DESCRIPTION OF THE TASK:
Tell how many lines in the data below hold the string "React"; give nothing but the number.

PROVIDED DATA:
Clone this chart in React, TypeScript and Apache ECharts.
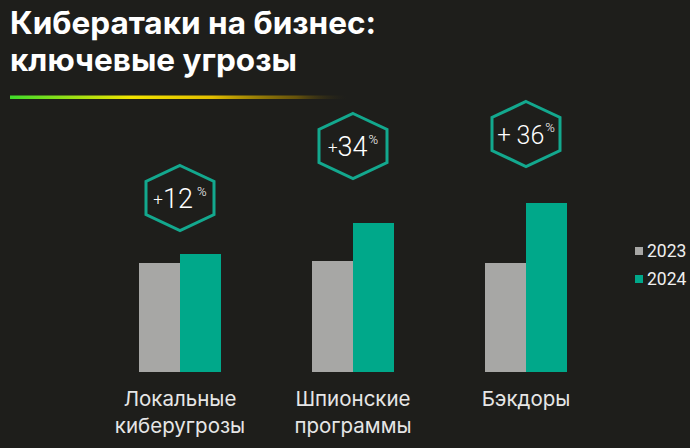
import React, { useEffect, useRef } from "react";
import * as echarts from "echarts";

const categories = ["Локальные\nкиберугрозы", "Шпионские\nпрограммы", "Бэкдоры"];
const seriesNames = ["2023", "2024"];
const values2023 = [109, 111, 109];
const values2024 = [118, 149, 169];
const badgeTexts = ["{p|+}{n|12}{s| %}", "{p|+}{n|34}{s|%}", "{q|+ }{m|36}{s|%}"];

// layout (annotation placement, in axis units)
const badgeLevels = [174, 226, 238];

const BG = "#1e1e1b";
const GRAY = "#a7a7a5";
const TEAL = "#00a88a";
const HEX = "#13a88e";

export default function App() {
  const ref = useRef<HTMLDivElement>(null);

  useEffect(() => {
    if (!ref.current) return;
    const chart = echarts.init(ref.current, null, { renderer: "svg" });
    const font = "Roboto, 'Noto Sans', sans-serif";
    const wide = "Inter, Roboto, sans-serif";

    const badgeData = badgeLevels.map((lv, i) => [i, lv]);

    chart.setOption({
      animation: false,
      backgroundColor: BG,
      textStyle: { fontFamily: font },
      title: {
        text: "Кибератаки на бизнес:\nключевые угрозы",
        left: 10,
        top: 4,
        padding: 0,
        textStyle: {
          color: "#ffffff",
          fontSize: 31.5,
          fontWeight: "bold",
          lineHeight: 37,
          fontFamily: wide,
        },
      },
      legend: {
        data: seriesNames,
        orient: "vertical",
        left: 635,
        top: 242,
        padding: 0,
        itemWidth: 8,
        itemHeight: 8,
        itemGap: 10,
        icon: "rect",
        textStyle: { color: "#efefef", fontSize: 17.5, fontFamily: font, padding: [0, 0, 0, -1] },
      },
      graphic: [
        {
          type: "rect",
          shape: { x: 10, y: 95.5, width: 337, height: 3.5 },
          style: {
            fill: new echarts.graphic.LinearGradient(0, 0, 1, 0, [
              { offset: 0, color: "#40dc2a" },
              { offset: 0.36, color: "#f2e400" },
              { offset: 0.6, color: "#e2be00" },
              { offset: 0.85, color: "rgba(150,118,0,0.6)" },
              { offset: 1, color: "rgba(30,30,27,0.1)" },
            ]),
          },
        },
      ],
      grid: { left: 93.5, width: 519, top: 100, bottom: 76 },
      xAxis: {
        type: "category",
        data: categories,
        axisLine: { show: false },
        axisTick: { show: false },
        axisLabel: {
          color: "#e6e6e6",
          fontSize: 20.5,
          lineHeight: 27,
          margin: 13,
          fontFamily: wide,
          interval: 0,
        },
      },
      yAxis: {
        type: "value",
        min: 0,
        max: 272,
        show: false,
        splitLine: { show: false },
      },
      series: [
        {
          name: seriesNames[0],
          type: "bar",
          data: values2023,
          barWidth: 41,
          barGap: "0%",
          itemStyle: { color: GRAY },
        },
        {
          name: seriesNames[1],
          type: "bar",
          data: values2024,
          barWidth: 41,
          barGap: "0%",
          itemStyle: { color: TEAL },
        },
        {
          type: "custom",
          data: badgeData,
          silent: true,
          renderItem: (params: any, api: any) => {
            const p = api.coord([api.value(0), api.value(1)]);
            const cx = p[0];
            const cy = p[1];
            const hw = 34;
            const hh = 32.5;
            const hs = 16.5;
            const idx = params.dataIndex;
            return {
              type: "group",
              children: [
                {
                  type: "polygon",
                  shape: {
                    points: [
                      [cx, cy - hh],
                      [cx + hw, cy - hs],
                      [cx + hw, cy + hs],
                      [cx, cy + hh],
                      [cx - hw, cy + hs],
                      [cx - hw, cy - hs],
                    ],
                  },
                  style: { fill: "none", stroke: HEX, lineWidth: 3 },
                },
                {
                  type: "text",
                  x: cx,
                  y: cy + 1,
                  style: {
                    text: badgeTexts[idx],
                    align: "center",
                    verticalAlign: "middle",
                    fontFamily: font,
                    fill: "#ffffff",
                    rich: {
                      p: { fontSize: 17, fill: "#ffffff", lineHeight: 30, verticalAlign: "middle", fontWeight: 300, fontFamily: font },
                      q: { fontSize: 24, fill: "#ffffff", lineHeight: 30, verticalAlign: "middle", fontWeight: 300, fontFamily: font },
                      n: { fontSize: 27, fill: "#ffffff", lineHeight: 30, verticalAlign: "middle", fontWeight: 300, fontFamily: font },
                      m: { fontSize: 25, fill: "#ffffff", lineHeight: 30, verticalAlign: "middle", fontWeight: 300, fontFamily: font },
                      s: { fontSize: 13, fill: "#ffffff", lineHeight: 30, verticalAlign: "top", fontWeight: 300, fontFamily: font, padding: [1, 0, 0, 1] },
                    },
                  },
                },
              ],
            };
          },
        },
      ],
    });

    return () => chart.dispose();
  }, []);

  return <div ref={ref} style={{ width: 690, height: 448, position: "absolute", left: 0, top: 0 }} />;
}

WRITTEN ANSWER:
2